A review by drollgorg
A History of the World in 100 Objects by Neil MacGregor

informative slow-paced

2.5

As a collection of explorations into the historical context and current interpretations of a variety of interesting archaeological artifacts, you'd have trouble doing better. Taken together as a cohesive history of human history, that's where it slips for me.

If you are trying to explore history through a collection of archaeological artifacts, the British Museum is probably the best possible single source you could have on hand. I've visited several times myself and it is a really amazing museum, a testament to how modern notions of a peoples rights to self-determination and to their own cultural heritage are holding back the advancement of the museum field.
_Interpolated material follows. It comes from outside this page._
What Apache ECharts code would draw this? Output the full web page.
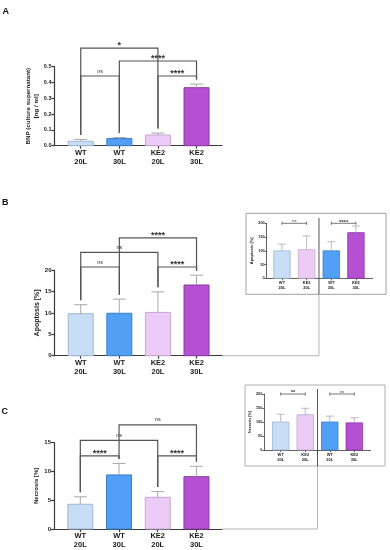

Due to its rich history of not being concerned with self-determination and cultural heritage, many of the objects in this book can pull double duty in terms of providing object lessons about history- you get a lot of information about when it was originally created, and then some extra coverage of whenever in the 18th-20th centuries the British got their hands on it. 
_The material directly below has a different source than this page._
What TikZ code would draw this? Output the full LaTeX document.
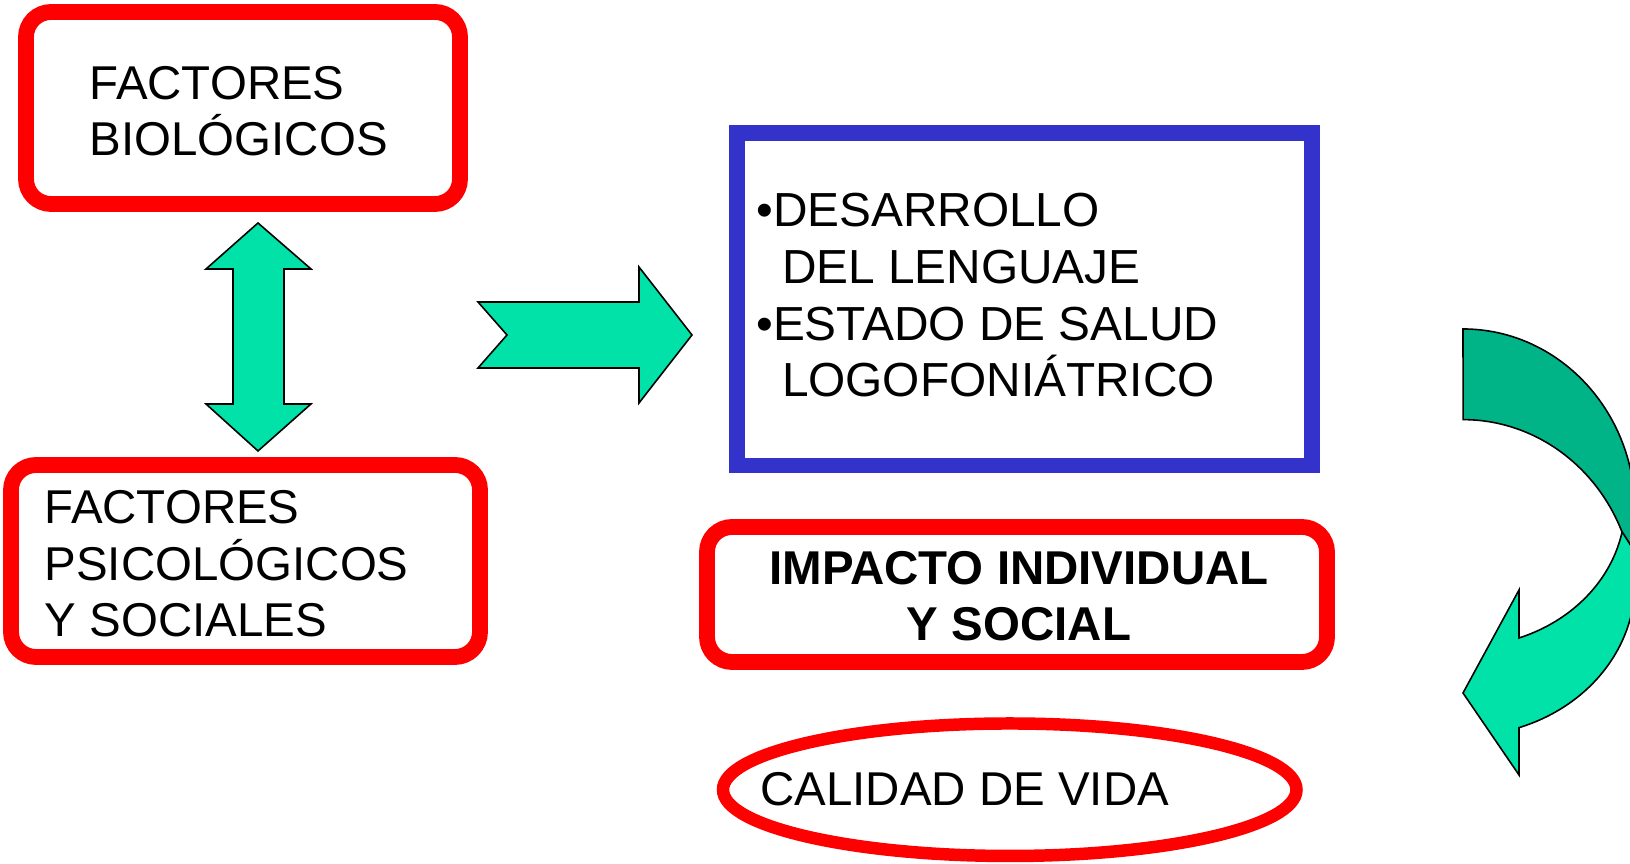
\documentclass[tikz,border=0pt]{standalone}
\usepackage{fontspec}
\setmainfont{Liberation Sans}
\usepackage{xcolor}
\usepackage{tikz}
\usetikzlibrary{shapes.geometric}
\definecolor{boxred}{RGB}{255,0,0}
\definecolor{boxblue}{RGB}{51,51,204}
\definecolor{arrowgreen}{RGB}{0,226,168}
\definecolor{arrowdark}{RGB}{0,180,136}

\begin{document}
\begin{tikzpicture}[
    redbox/.style={draw=boxred, line width=4.5pt, rounded corners=0.25cm, inner sep=0pt},
    bluebox/.style={draw=boxblue, line width=4.5pt, inner sep=0pt},
    boxtext/.style={inner sep=0pt, anchor=base west, align=left, font=\fontsize{13.5}{16.2}\selectfont},
    blockarrow/.style={draw=black, line width=0.45pt, fill=arrowgreen, line join=miter}
]
    \useasboundingbox (0,0) rectangle (16.3,8.64);

    % --- Factores ---
    \node[redbox, minimum width=4.34cm, minimum height=1.92cm] (bio) at (2.43,7.56) {};
    \node[boxtext] (biotext) at (0.89,7.08) {FACTORES\\BIOLÓGICOS};

    \node[redbox, minimum width=4.69cm, minimum height=1.92cm] (psico) at (2.455,3.03) {};
    \node[boxtext] (psicotext) at (0.44,2.27) {FACTORES\\PSICOLÓGICOS\\Y SOCIALES};

    \draw[blockarrow] (2.58,6.41) -- (3.11,5.95) -- (2.84,5.95) -- (2.84,4.60) -- (3.11,4.60) -- (2.58,4.13)
        -- (2.06,4.60) -- (2.33,4.60) -- (2.33,5.95) -- (2.06,5.95) -- cycle;

    \draw[blockarrow] (4.78,5.62) -- (6.39,5.62) -- (6.39,5.97) -- (6.92,5.29) -- (6.39,4.61) -- (6.39,4.96)
        -- (4.78,4.96) -- (5.07,5.29) -- cycle;

    % --- Desarrollo ---
    \node[bluebox, minimum width=5.75cm, minimum height=3.325cm] (desarrollo) at (10.245,5.6475) {};
    \node[boxtext, font=\fontsize{13.6}{16.2}\selectfont] (desarrollotext) at (7.556,4.67)
        {•DESARROLLO\\\hspace*{0.257cm}DEL LENGUAJE\\•ESTADO DE SALUD\\\hspace*{0.257cm}LOGOFONIÁTRICO};

    % --- Impacto y calidad de vida ---
    \node[redbox, minimum width=6.20cm, minimum height=1.35cm] (impacto) at (10.17,2.695) {};
    \node[boxtext, anchor=base, align=center, font=\bfseries\fontsize{13.5}{16.2}\selectfont]
        (impactotext) at (10.19,2.23) {IMPACTO INDIVIDUAL\\Y SOCIAL};

    \node[ellipse, draw=boxred, line width=3.55pt, inner sep=0pt, minimum width=5.735cm, minimum height=1.325cm]
        (calidad) at (10.0975,0.7425) {};
    \node[boxtext] (calidadtext) at (7.597,0.58) {CALIDAD DE VIDA};

    % --- Flecha curva ---
    \draw[blockarrow, fill=arrowdark] (14.63,5.35) arc[start angle=90, end angle=0, x radius=1.72, y radius=1.82]
        -- (16.40,3.04) -- (16.22,3.32) arc[start angle=22.5, end angle=90, x radius=1.72, y radius=1.82] -- cycle;
    \draw[blockarrow] (15.19,2.26) arc[start angle=-69.8, end angle=-11, x radius=1.62, y radius=1.42]
        -- (16.40,3.04) -- (16.40,2.81) -- (16.35,2.81) arc[start angle=0, end angle=-71, x radius=1.72, y radius=1.53]
        -- (15.19,0.89) -- (14.63,1.71) -- (15.19,2.74) -- cycle;
\end{tikzpicture}
\end{document}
Unfortunately, one of the weaknesses of this as a historiographic work is the fact that it ties itself too much to the British Museum as an institution. It's distracting and a waste of space to frequently find ways to tie in the experience of visiting the museum to the informational content of the book. Another similar weakness, but an even worse and more distracting one is that it overall anchors itself in the British cultural perspective of 2010- because the book began as a BBC podcast project, covering one item for every episode, it contains a lot of the contributions from interviews with various personages who are relevant in the field of whatever the object is. I'm pretty sure that these are just quotes from the podcast that have been trimmed and cleaned up, because they universally read like someone who's just been told about this object for the first time and has been asked a question about how they recognize the beginning of X idea from their own work in it. For a podcast, these are fine answers, but the book is already going in depth on each item and everything known about it, and the guests never have anything very substantive to add or observations that are more insightful than you're already getting from the entry. 
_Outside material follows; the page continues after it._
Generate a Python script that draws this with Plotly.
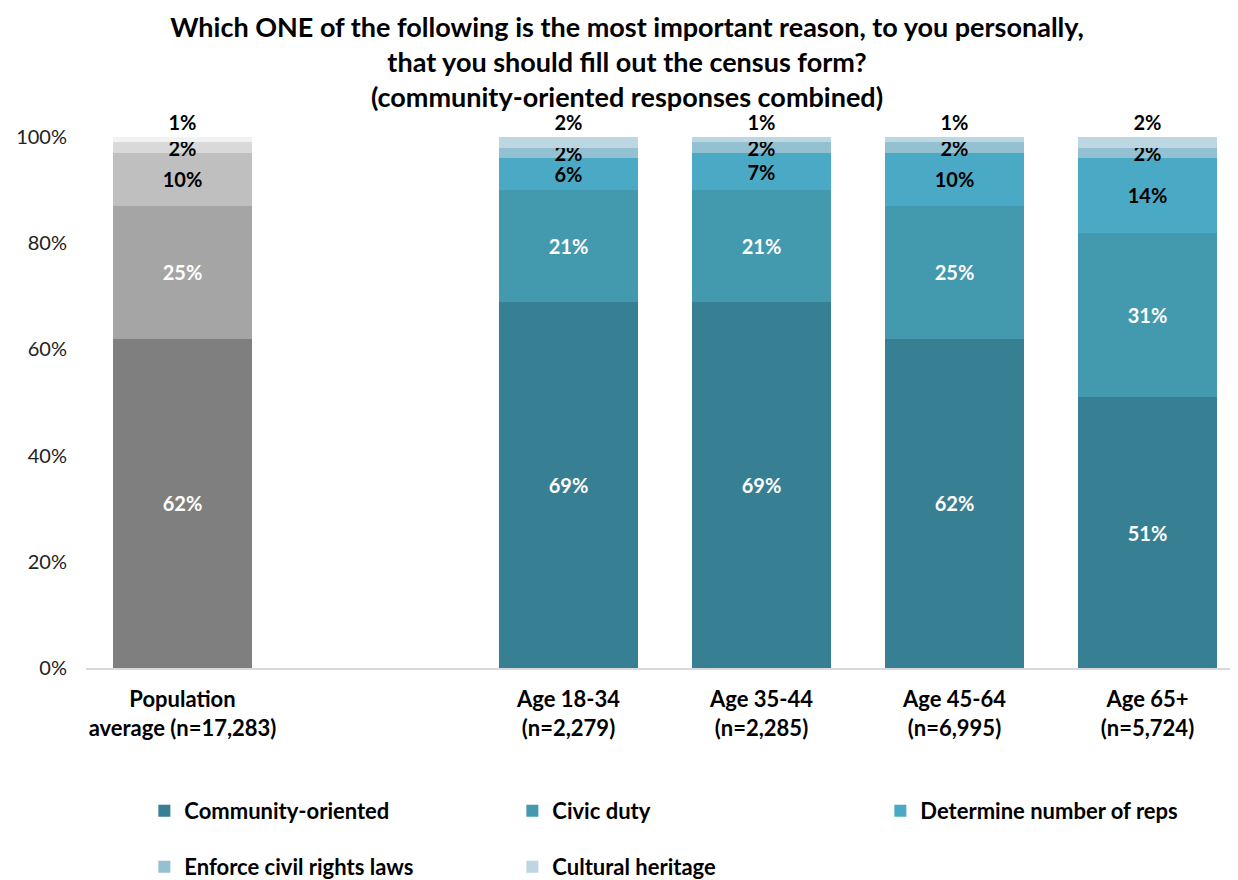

Broadly speaking, I can see that they wanted to represent a lot of different cultures and track a majority of the most significant developments in human history across a wide spectrum. Unfortunately, the book is still rooted in and follows a developmental view of history centered on productive capacity and on the path to the rise of the most significant ideological structures that exist today, without much to challenge this procedural view, like the one you'd find in Sapiens, or Guns Germs & Steel (they even brought in Jared Diamond to talk about one of the objects, though I forget which. I don't think Jared Diamond is stupid, or that he describes the past inaccurately, but I think that history presented as progressive evolution is annoying, and they just keep doing that with every guest brought in to tie something to a more complex version of it in the present day.

As you can see, I didn't really rate the book that harshly, and at the end of the day it was definitely an interesting read, with plenty of things I learned from it. It just fails to break new ground as a work of history, apart from the innovation of its particular format, and has enough drawbacks to make it difficult to fully recommend it.